Data governance is also cost governance. Sensitive workflows often require premium vendors, private deployments, stronger controls, or human review. That cost should be visible and justified by risk.
Seventh, rationalize vendors without killing experimentation.
AI tooling changes quickly. Centralizing too early can freeze the company into mediocre tools. Never centralizing creates sprawl. The middle path is structured experimentation.
Allow pilots with owners, expiration dates, data rules, success criteria, and spend caps. Review adoption and value. Consolidate when tools overlap without differentiated value. Keep separate tools when they serve distinct risk tiers or workflows.
Eighth, avoid governance by memo.
A policy document does not govern behavior by itself. Governance lives in procurement workflows, admin consoles, model gateways, developer platforms, onboarding, budgets, dashboards, alerts, security reviews, data access controls, and operating reviews.
If the policy says one thing but the tooling makes another thing easier, the tooling wins.
Ninth, keep the review cadence human.
AI governance needs regular reviews, but not every review should be a courtroom. The best cadence asks practical questions:
What usage grew? What value did it create? Which tools overlap? Which workflows are risky? Which agents need tighter controls? Which premium model usage is justified? Which policies are confusing? Which teams are blocked by governance? Which experiments should graduate, change, or stop?
That posture keeps governance connected to work.
The final rule is cultural.
Do not make teams feel stupid for using AI. Make them responsible for using it well.

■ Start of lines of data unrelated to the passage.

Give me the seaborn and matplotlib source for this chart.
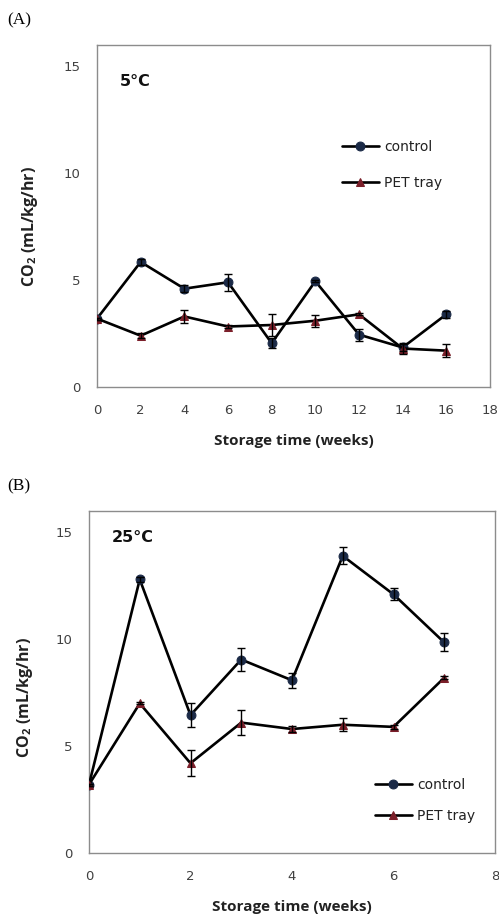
import matplotlib
matplotlib.use("Agg")
import matplotlib.pyplot as plt
import seaborn as sns
import pandas as pd

# ---- data ----
weeks_a = [0, 2, 4, 6, 8, 10, 12, 14, 16]
control_a = [3.2, 5.85, 4.6, 4.9, 2.05, 4.95, 2.45, 1.85, 3.4]
control_a_err = [0.05, 0.12, 0.15, 0.4, 0.23, 0.05, 0.28, 0.15, 0.17]
pet_a = [3.2, 2.4, 3.3, 2.83, 2.9, 3.1, 3.4, 1.8, 1.7]
pet_a_err = [0.05, 0.12, 0.3, 0.08, 0.52, 0.27, 0.05, 0.27, 0.3]

weeks_b = [0, 1, 2, 3, 4, 5, 6, 7]
control_b = [3.2, 12.8, 6.45, 9.05, 8.08, 13.9, 12.1, 9.85]
control_b_err = [0.05, 0.1, 0.55, 0.55, 0.35, 0.4, 0.28, 0.42]
pet_b = [3.2, 7.0, 4.2, 6.1, 5.8, 6.0, 5.9, 8.2]
pet_b_err = [0.05, 0.05, 0.6, 0.57, 0.12, 0.31, 0.1, 0.08]

series_labels = ["control", "PET tray"]
panel_labels = ["(A)", "(B)"]
temp_labels = ["5\u00b0C", "25\u00b0C"]
xlabel = "Storage time (weeks)"
ylabel = r"CO$_{\mathbf{2}}$ (mL/kg/hr)"

sns.set_theme(style="white")
plt.rcParams["font.family"] = ["DejaVu Sans"]
plt.rcParams["mathtext.fontset"] = "custom"
plt.rcParams["mathtext.rm"] = "Open Sans"
plt.rcParams["mathtext.bf"] = "Open Sans:bold"

NAVY = "#1b2a47"
MAROON = "#7b1f2a"
SPINE = "#8c8c8c"
TICKLBL = "#404040"

fig = plt.figure(figsize=(4.99, 9.18), dpi=100)
W, H = 499, 918

def axes_px(l, t, r, b):
    return fig.add_axes([l / W, 1 - b / H, (r - l) / W, (b - t) / H])

axA = axes_px(97, 45, 490, 387)
axB = axes_px(89, 511, 495, 853)

def draw(ax, weeks, ctrl, ctrl_err, pet, pet_err, xmax, xstep):
    df_c = pd.DataFrame({"week": weeks, "co2": ctrl})
    df_p = pd.DataFrame({"week": weeks, "co2": pet})
    sns.lineplot(data=df_c, x="week", y="co2", ax=ax, color="black",
                 linewidth=1.9, marker="o", markersize=6.4,
                 markerfacecolor=NAVY, markeredgecolor=NAVY,
                 label=series_labels[0], zorder=3)
    sns.lineplot(data=df_p, x="week", y="co2", ax=ax, color="black",
                 linewidth=1.9, marker="^", markersize=6.4,
                 markerfacecolor=MAROON, markeredgecolor=MAROON,
                 label=series_labels[1], zorder=3)
    ax.errorbar(weeks, ctrl, yerr=ctrl_err, fmt="none", ecolor="black",
                elinewidth=1.0, capsize=3.2, capthick=1.0, zorder=4)
    ax.errorbar(weeks, pet, yerr=pet_err, fmt="none", ecolor="black",
                elinewidth=1.0, capsize=3.2, capthick=1.0, zorder=4)
    ax.set_xlim(0, xmax)
    ax.set_ylim(0, 16)
    ax.set_xticks(list(range(0, xmax + 1, xstep)))
    ax.set_yticks([0, 5, 10, 15])
    for s in ax.spines.values():
        s.set_visible(True)
        s.set_color(SPINE)
        s.set_linewidth(1.0)
    ax.tick_params(axis="both", which="major", direction="out", length=4,
                   width=1.0, color=SPINE, labelcolor=TICKLBL, labelsize=9.5)
    ax.tick_params(axis="x", pad=8.5)
    ax.tick_params(axis="y", pad=8)
    ax.set_xlabel(xlabel, family="Open Sans", fontweight="bold", fontsize=11,
                  color="#222222")
    ax.set_ylabel(ylabel, family="Open Sans", fontweight="bold", fontsize=11.5,
                  color="#222222")

draw(axA, weeks_a, control_a, control_a_err, pet_a, pet_a_err, 18, 2)
draw(axB, weeks_b, control_b, control_b_err, pet_b, pet_b_err, 8, 2)

axA.xaxis.set_label_coords(0.5, -0.138)
axB.xaxis.set_label_coords(0.5, -0.136)
axA.yaxis.set_label_coords(-0.145, 0.468)
axB.yaxis.set_label_coords(-0.133, 0.456)

legA = axA.legend(loc="center left", bbox_to_anchor=(329 / W, 1 - 165 / H),
                  bbox_transform=fig.transFigure, frameon=False, fontsize=10,
                  handlelength=2.7, handletextpad=0.35, labelspacing=1.6)
legB = axB.legend(loc="center left", bbox_to_anchor=(362 / W, 1 - 800.5 / H),
                  bbox_transform=fig.transFigure, frameon=False, fontsize=10,
                  handlelength=2.7, handletextpad=0.35, labelspacing=1.2)
for leg in (legA, legB):
    for t in leg.get_texts():
        t.set_color("#222222")

fig.text(120 / W, 1 - 82 / H, temp_labels[0], fontsize=11.5, fontweight="bold",
         va="center", ha="left", color="#111111")
fig.text(112 / W, 1 - 537 / H, temp_labels[1], fontsize=11.5, fontweight="bold",
         va="center", ha="left", color="#111111")

fig.text(7 / W, 1 - 20 / H, panel_labels[0], fontsize=12.5,
         family="Liberation Serif", va="center", ha="left", color="black")
fig.text(7 / W, 1 - 486 / H, panel_labels[1], fontsize=12.5,
         family="Liberation Serif", va="center", ha="left", color="black")

fig.savefig("out.png", dpi=100)
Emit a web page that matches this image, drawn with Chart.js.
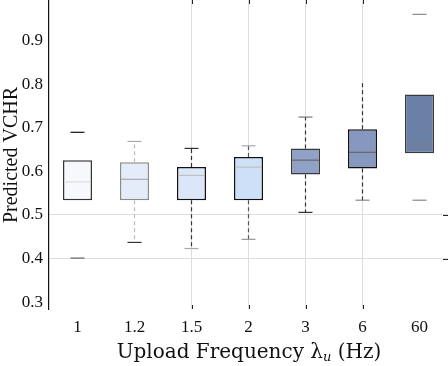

The company wants experimentation, but it also wants cost discipline. It wants speed, but it also wants data protection. It wants agents, but it also wants blast-radius control. It wants premium intelligence where it matters, but not everywhere by default.
Good governance holds those tensions without becoming allergic to progress.
The cloud police ask, “Who approved this?”
The AI FinOps operator asks, “What is this for, who owns it, what value does it create, what can it access, what does it cost, and what guardrails let us scale it safely?”
That is the difference between control theater and an operating system.